Responsabilité des abus passés
Même s'ils ont été remis au Secrétaire général de l'ONU en novembre 2004, le Conseil de sécurité n'a toujours pas rendu publics les résultats de la Commission d'enquête sur les violations des droits humains et du droit humanitaire international en Côte d'Ivoire depuis septembre 2002. En 2003, le gouvernement ivoirien a consenti à ce que la Cour pénale internationale (CPI) exerce sa compétence pour les crimes graves. Lorsque les représentants de la CPI se sont rendus sur place en juillet 2009 sur l'invitation de la société civile, le gouvernement, tout comme les années précédentes, ne s'est pas montré disposé à les aider à évaluer les réels efforts existants ou en projet à l'échelle nationale pour faire en sorte que les coupables de tels crimes répondent de leurs actes.
La Commission nationale des droits de l'homme, qui a commencé son mandat en 2008, a soumis son premier rapport annuel en juin 2009. Cependant, la possibilité d'enquêter en profondeur et de faire état des graves abus commis ne lui a été accordée que dans une certaine limite, en raison de l'insuffisance du financement et du soutien accordés par le gouvernement.
Le mois d'avril a marqué le cinquième anniversaire de la disparition de Guy-André Kieffer, journaliste franco-canadien qui enquêtait sur de possibles pratiques illicites impliquant des représentants gouvernementaux ivoiriens et de l'industrie du cacao. Les enquêtes menées par la France sur la disparition de Kieffer ont été systématiquement entravées par le manque de coopération des plus hautes autorités ivoiriennes.
Acteurs internationaux clés
Nombre des partenaires les plus importants de la Côte d'Ivoire, parmi lesquels l'ONU, la CEDEAO et la France, ont été peu enclins à émettre ouvertement des critiques contre le gouvernement ivoirien sur la question des droits humains ou à exercer des pressions pour que les coupables de crimes de guerres ou de violence politique soient poursuivis en justice. Ils ont cependant fait part de leur frustration face au manque de volonté politique de la part du gouvernement et des dirigeants des mouvements rebelles d'organiser des élections libres et équitables. En janvier 2009, le Conseil de sécurité des Nations Unies a prié les dirigeants ivoiriens de définir un calendrier réaliste et, suite à de nombreux retards, a menacé d'imposer des sanctions ciblées contre les personnes coupables d'entraver la préparation des élections.

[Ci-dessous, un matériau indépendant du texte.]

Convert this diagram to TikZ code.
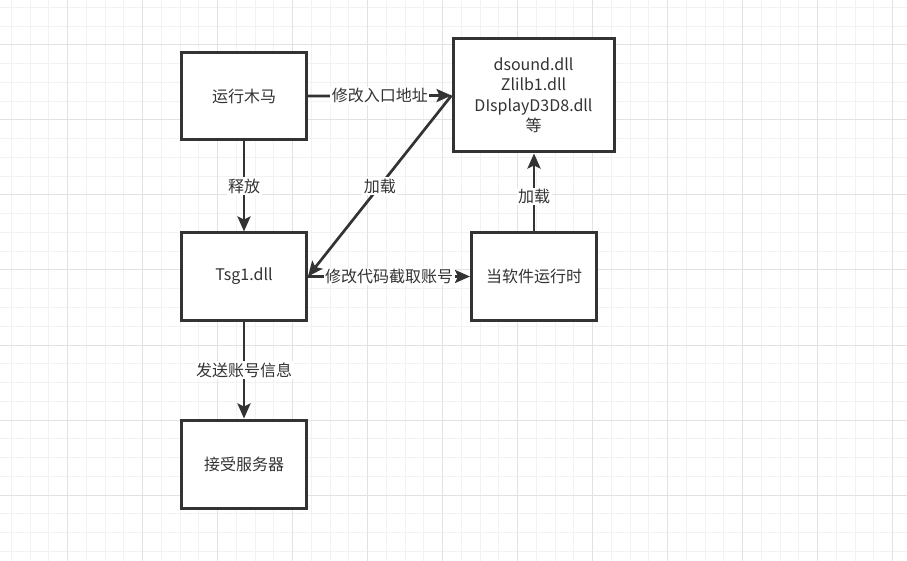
\documentclass[tikz,border=0pt]{standalone}
\usepackage{fontspec}
\newfontfamily\cjk{Noto Sans CJK SC}
\usetikzlibrary{arrows.meta}
\definecolor{gridminor}{HTML}{F2F2F2}
\definecolor{gridmajor}{HTML}{E2E2E2}
\definecolor{ink}{HTML}{333333}
\begin{document}
\begin{tikzpicture}[x=1pt,y=-1pt,
  box/.style={draw=ink, line width=3pt, fill=white, minimum width=125pt, minimum height=87pt,
    inner sep=0pt, font=\cjk\fontsize{16}{20.5}\selectfont, text=ink, align=center},
  conn/.style={draw=ink, line width=2.7pt, -{Stealth[length=15pt,width=13pt,inset=3pt]}},
  lab/.style={fill=white, inner sep=1.5pt, font=\cjk\fontsize{16}{19}\selectfont, text=ink}
]
\useasboundingbox (0,0) rectangle (907,561);
\fill[white] (0,0) rectangle (907,561);
\foreach \i in {0,...,48} {\draw[gridminor, line width=1pt] ({11.45+18.75*\i},0) -- ++(0,561);}
\foreach \i in {0,...,29} {\draw[gridminor, line width=1pt] (0,{7.5+18.75*\i}) -- ++(907,0);}
\foreach \i in {0,...,12} {\draw[gridmajor, line width=1pt] ({-7.3+75*\i},0) -- ++(0,561);}
\foreach \i in {0,...,7} {\draw[gridmajor, line width=1pt] (0,{45+75*\i}) -- ++(907,0);}

\node[box] (A) at (244,96) {运行木马};
\node[box, minimum width=161pt, minimum height=113pt] (B) at (533.5,95.5)
  {dsound.dll\\Zlilb1.dll\\DIsplayD3D8.dll\\等};
\node[box] (D) at (244,276.5) {Tsg1.dll};
\node[box] (C) at (534,276.5) {当软件运行时};
\node[box, minimum height=88pt] (E) at (244,464) {接受服务器};

\draw[conn] (A.east) -- (B.west) node[lab, pos=0.5] (l1) {修改入口地址};
\draw[conn] (A.south) -- (D.north) node[lab, pos=0.5] (l2) {释放};
\draw[conn] (B.west) -- (D.east) node[lab, pos=0.5] (l3) {加载};
\draw[conn] (D.east) -- (C.west) node[lab, pos=0.5] (l4) {修改代码截取账号};
\draw[conn] (C.north) -- (C.north |- B.south) node[lab, pos=0.45] (l5) {加载};
\draw[conn] (D.south) -- (E.north) node[lab, pos=0.5] (l6) {发送账号信息};
\end{tikzpicture}
\end{document}
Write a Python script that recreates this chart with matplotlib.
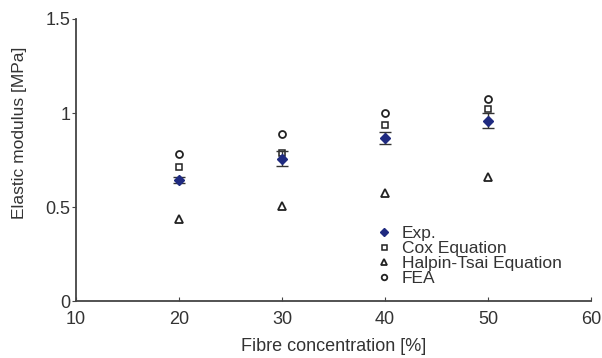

L'Opération des Nations Unies en Côte d'Ivoire (ONUCI) a poursuivi son engagement pour la surveillance de la situation des droits humains, en se concentrant sur la protection de l'enfance et la violence sexuelle assistée de 8 400 membres des forces de police et de l'armée afin de garantir la sécurité jusqu'à la tenue d'élections. La France a poursuivi sa politique de retrait des troupes de soutien à l'ONUCI présentes en Côte d'Ivoire qui n'étaient plus constituées que de neuf cents hommes à la fin de l'année. Le nombre total maximum avait été atteint en 2006, avec quatre mille hommes.
Le Conseil de sécurité a prolongé jusqu'au 31 octobre 2010 un régime de sanctions comprenant un embargo sur les armes et l'interdiction de l'importation de diamants ivoiriens, une interdiction de déplacement et le gel des avoirs de trois personnes, dont deux ont été impliquées dans des attaques contre le personnel des Nations Unies en 2006.
Le Conseil des droits de l'homme des Nations Unies a évalué la situation de la Côte d'Ivoire dans le cadre de son nouveau mécanisme d'examen périodique universel en décembre 2009.